The task
The lines from the top of the material below through the line containing "import plotly.graph_objects as go" are to be printed exactly, with pictures omitted.

Supplied data

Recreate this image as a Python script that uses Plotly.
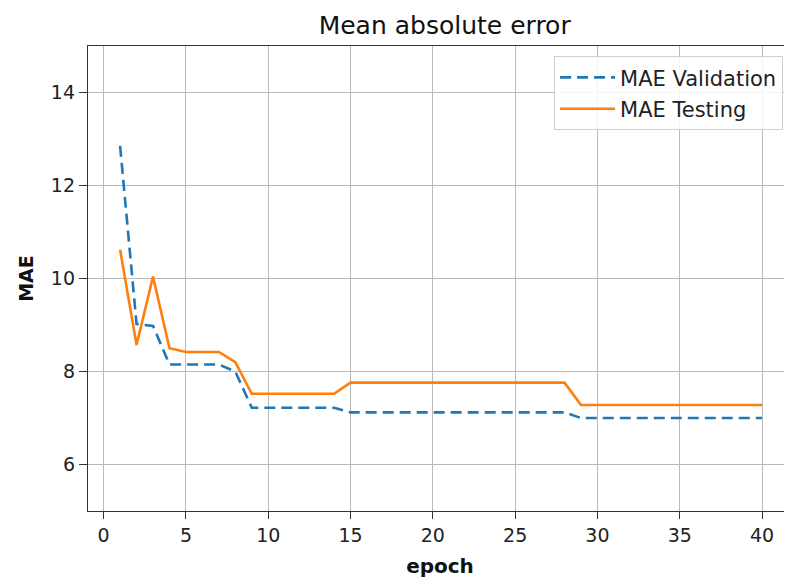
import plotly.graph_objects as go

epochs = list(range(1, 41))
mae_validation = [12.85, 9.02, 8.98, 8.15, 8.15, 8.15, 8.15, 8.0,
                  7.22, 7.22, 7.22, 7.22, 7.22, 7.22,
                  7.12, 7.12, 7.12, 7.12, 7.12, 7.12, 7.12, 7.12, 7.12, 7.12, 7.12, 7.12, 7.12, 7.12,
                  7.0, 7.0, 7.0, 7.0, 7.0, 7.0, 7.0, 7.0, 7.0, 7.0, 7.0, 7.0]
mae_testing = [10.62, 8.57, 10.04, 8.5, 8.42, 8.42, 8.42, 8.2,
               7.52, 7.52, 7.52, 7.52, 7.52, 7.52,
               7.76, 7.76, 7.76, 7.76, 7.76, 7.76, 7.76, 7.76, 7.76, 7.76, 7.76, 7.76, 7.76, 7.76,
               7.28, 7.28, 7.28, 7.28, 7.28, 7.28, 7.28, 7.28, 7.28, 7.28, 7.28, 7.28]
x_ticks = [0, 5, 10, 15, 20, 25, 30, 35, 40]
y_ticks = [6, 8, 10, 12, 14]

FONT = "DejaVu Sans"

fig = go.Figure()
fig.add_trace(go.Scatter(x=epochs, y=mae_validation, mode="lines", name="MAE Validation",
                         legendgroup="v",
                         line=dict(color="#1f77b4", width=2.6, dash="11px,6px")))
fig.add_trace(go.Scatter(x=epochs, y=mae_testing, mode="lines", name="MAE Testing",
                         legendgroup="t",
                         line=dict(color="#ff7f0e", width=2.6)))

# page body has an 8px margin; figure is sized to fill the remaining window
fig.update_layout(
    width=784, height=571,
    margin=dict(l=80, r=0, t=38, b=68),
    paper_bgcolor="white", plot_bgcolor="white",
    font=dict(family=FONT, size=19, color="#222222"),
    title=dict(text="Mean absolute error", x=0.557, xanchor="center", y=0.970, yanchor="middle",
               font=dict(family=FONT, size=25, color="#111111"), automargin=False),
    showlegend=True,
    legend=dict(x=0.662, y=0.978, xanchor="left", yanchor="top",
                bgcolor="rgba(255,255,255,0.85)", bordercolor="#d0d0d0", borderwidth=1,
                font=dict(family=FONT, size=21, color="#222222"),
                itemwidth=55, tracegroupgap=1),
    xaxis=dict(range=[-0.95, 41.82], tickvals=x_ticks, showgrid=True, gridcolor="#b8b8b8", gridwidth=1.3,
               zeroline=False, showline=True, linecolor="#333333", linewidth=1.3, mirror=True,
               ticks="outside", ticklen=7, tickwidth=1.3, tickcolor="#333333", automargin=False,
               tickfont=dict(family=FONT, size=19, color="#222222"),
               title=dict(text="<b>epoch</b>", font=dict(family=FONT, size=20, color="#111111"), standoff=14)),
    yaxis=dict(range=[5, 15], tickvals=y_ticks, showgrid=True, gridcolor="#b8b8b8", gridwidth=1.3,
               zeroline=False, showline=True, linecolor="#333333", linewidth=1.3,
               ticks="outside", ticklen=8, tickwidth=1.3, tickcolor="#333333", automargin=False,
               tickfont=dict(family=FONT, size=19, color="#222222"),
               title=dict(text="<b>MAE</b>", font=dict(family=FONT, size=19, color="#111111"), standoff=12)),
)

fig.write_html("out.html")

Reply to the exercise
Recreate this image as a Python script that uses Plotly.
import plotly.graph_objects as go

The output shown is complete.